Leave out the pictures, and retype only the lines from the beginning of the material through the line that contains "green8e10, teal5e10, olive1e10];", including both.

**GIVEN INFORMATION**
========================================================================

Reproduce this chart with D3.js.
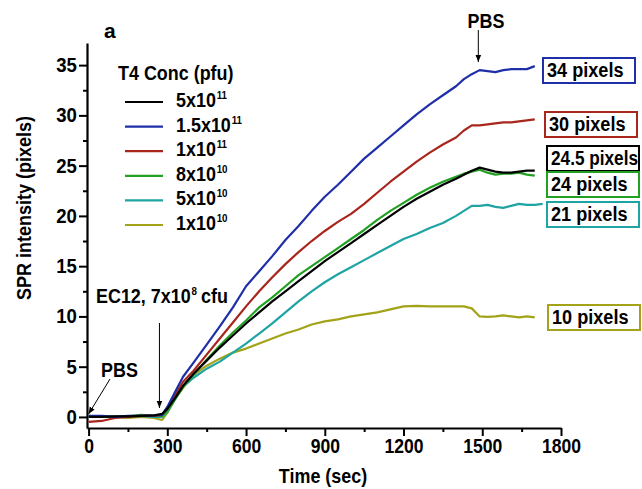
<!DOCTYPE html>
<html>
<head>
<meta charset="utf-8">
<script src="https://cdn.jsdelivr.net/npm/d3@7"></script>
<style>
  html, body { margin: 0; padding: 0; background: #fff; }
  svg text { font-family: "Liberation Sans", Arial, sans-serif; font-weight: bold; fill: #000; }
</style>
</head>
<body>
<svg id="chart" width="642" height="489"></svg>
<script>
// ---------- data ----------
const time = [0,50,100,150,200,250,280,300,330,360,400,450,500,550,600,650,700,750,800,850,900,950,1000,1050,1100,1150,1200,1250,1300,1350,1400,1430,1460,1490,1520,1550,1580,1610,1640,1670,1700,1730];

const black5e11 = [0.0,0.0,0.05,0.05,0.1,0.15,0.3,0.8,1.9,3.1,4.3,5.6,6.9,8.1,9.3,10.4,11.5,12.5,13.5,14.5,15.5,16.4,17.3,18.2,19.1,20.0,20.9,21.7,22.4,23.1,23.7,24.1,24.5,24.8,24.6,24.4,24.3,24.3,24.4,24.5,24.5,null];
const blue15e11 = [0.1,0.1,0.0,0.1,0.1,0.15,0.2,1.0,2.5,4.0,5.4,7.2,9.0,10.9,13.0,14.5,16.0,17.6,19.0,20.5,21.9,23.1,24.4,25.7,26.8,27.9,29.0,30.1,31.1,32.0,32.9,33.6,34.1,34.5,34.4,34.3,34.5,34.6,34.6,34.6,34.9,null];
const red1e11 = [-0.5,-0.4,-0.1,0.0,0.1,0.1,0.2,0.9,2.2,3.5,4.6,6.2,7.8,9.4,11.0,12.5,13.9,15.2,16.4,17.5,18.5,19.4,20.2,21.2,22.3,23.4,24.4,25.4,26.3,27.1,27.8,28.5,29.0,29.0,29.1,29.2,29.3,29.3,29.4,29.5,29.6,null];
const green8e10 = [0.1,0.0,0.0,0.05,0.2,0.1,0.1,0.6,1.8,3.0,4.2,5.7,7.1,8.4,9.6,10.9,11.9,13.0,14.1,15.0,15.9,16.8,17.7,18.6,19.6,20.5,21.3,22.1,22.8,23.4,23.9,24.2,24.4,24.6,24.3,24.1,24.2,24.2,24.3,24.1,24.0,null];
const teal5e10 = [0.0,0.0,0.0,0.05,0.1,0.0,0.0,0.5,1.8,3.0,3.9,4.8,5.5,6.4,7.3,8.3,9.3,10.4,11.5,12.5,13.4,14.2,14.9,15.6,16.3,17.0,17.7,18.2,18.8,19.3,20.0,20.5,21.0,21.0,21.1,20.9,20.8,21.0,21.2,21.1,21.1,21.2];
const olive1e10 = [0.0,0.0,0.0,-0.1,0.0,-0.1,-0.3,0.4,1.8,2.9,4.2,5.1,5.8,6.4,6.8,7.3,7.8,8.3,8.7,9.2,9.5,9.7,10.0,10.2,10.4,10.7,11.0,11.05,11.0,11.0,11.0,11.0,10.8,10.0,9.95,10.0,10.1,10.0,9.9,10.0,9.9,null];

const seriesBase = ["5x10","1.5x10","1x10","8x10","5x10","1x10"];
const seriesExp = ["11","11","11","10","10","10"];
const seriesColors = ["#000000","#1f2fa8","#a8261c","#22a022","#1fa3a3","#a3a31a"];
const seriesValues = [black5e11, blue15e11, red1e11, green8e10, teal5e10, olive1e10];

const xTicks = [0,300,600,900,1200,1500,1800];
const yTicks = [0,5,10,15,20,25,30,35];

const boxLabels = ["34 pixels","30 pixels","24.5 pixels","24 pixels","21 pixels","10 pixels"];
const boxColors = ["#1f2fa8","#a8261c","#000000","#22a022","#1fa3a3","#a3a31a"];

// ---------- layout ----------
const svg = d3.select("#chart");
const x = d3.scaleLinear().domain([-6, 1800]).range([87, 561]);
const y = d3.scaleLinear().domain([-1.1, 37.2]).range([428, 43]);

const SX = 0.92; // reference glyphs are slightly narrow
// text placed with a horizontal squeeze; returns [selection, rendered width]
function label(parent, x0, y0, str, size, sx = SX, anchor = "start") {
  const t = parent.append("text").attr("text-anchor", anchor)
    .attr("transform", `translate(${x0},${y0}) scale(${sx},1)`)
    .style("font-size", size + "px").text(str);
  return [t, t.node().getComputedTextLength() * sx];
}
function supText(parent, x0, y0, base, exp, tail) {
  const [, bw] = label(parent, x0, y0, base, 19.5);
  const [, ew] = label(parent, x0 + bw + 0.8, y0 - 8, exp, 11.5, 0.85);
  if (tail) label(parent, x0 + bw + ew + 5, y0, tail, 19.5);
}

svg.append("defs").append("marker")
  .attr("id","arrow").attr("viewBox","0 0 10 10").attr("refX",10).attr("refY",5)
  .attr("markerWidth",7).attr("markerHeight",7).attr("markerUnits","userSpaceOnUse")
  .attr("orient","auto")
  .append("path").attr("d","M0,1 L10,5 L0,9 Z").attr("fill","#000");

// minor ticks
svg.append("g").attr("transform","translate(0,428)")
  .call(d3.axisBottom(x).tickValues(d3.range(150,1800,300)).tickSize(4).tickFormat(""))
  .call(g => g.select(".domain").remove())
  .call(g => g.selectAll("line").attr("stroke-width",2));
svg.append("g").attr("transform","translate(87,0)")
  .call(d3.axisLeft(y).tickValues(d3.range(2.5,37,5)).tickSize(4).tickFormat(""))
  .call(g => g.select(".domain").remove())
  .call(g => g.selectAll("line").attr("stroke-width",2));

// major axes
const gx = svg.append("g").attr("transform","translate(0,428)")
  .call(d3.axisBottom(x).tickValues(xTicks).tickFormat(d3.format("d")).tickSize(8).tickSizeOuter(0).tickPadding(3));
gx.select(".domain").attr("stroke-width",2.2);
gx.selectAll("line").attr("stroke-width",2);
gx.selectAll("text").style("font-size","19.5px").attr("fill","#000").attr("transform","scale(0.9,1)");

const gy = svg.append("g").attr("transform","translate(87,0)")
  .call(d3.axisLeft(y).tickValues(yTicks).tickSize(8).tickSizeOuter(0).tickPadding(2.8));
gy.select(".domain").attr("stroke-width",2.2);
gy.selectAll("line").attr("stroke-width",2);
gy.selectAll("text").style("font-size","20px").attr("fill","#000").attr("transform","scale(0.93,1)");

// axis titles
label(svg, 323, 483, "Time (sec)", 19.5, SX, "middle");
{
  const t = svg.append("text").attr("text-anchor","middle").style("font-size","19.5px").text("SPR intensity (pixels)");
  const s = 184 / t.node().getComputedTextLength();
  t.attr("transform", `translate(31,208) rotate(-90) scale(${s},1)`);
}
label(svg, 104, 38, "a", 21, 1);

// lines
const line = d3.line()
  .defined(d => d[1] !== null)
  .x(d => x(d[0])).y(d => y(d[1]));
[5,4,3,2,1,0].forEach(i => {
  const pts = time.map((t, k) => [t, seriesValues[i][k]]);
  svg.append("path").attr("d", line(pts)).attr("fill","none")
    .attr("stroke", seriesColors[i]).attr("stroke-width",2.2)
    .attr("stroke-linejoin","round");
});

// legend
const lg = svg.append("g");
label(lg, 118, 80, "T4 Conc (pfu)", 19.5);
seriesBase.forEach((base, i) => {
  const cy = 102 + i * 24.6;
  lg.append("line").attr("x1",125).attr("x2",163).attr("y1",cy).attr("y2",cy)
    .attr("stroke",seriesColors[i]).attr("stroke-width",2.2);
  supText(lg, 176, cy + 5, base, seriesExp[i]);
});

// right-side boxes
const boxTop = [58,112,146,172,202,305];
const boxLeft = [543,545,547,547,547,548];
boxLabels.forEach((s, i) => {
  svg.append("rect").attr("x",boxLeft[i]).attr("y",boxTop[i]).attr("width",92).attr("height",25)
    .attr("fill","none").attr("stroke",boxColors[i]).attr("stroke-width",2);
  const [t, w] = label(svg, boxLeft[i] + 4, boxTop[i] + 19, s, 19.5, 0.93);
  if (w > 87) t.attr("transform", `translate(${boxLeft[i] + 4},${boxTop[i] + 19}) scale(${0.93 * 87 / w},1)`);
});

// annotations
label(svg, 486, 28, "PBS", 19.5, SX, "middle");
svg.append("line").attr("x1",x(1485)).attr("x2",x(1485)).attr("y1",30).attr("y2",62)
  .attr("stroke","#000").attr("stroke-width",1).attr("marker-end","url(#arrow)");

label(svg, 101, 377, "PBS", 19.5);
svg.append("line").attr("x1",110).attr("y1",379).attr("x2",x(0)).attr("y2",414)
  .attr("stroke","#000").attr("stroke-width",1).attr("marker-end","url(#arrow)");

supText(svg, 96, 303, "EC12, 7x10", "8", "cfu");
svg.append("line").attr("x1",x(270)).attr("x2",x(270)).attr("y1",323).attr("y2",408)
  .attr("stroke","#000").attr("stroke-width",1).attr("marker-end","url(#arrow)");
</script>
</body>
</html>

========================================================================

**TASK ANSWER**
Reproduce this chart with D3.js.
<!DOCTYPE html>
<html>
<head>
<meta charset="utf-8">
<script src="https://cdn.jsdelivr.net/npm/d3@7"></script>
<style>
  html, body { margin: 0; padding: 0; background: #fff; }
  svg text { font-family: "Liberation Sans", Arial, sans-serif; font-weight: bold; fill: #000; }
</style>
</head>
<body>
<svg id="chart" width="642" height="489"></svg>
<script>
// ---------- data ----------
const time = [0,50,100,150,200,250,280,300,330,360,400,450,500,550,600,650,700,750,800,850,900,950,1000,1050,1100,1150,1200,1250,1300,1350,1400,1430,1460,1490,1520,1550,1580,1610,1640,1670,1700,1730];

const black5e11 = [0.0,0.0,0.05,0.05,0.1,0.15,0.3,0.8,1.9,3.1,4.3,5.6,6.9,8.1,9.3,10.4,11.5,12.5,13.5,14.5,15.5,16.4,17.3,18.2,19.1,20.0,20.9,21.7,22.4,23.1,23.7,24.1,24.5,24.8,24.6,24.4,24.3,24.3,24.4,24.5,24.5,null];
const blue15e11 = [0.1,0.1,0.0,0.1,0.1,0.15,0.2,1.0,2.5,4.0,5.4,7.2,9.0,10.9,13.0,14.5,16.0,17.6,19.0,20.5,21.9,23.1,24.4,25.7,26.8,27.9,29.0,30.1,31.1,32.0,32.9,33.6,34.1,34.5,34.4,34.3,34.5,34.6,34.6,34.6,34.9,null];
const red1e11 = [-0.5,-0.4,-0.1,0.0,0.1,0.1,0.2,0.9,2.2,3.5,4.6,6.2,7.8,9.4,11.0,12.5,13.9,15.2,16.4,17.5,18.5,19.4,20.2,21.2,22.3,23.4,24.4,25.4,26.3,27.1,27.8,28.5,29.0,29.0,29.1,29.2,29.3,29.3,29.4,29.5,29.6,null];
const green8e10 = [0.1,0.0,0.0,0.05,0.2,0.1,0.1,0.6,1.8,3.0,4.2,5.7,7.1,8.4,9.6,10.9,11.9,13.0,14.1,15.0,15.9,16.8,17.7,18.6,19.6,20.5,21.3,22.1,22.8,23.4,23.9,24.2,24.4,24.6,24.3,24.1,24.2,24.2,24.3,24.1,24.0,null];
const teal5e10 = [0.0,0.0,0.0,0.05,0.1,0.0,0.0,0.5,1.8,3.0,3.9,4.8,5.5,6.4,7.3,8.3,9.3,10.4,11.5,12.5,13.4,14.2,14.9,15.6,16.3,17.0,17.7,18.2,18.8,19.3,20.0,20.5,21.0,21.0,21.1,20.9,20.8,21.0,21.2,21.1,21.1,21.2];
const olive1e10 = [0.0,0.0,0.0,-0.1,0.0,-0.1,-0.3,0.4,1.8,2.9,4.2,5.1,5.8,6.4,6.8,7.3,7.8,8.3,8.7,9.2,9.5,9.7,10.0,10.2,10.4,10.7,11.0,11.05,11.0,11.0,11.0,11.0,10.8,10.0,9.95,10.0,10.1,10.0,9.9,10.0,9.9,null];

const seriesBase = ["5x10","1.5x10","1x10","8x10","5x10","1x10"];
const seriesExp = ["11","11","11","10","10","10"];
const seriesColors = ["#000000","#1f2fa8","#a8261c","#22a022","#1fa3a3","#a3a31a"];
const seriesValues = [black5e11, blue15e11, red1e11, green8e10, teal5e10, olive1e10];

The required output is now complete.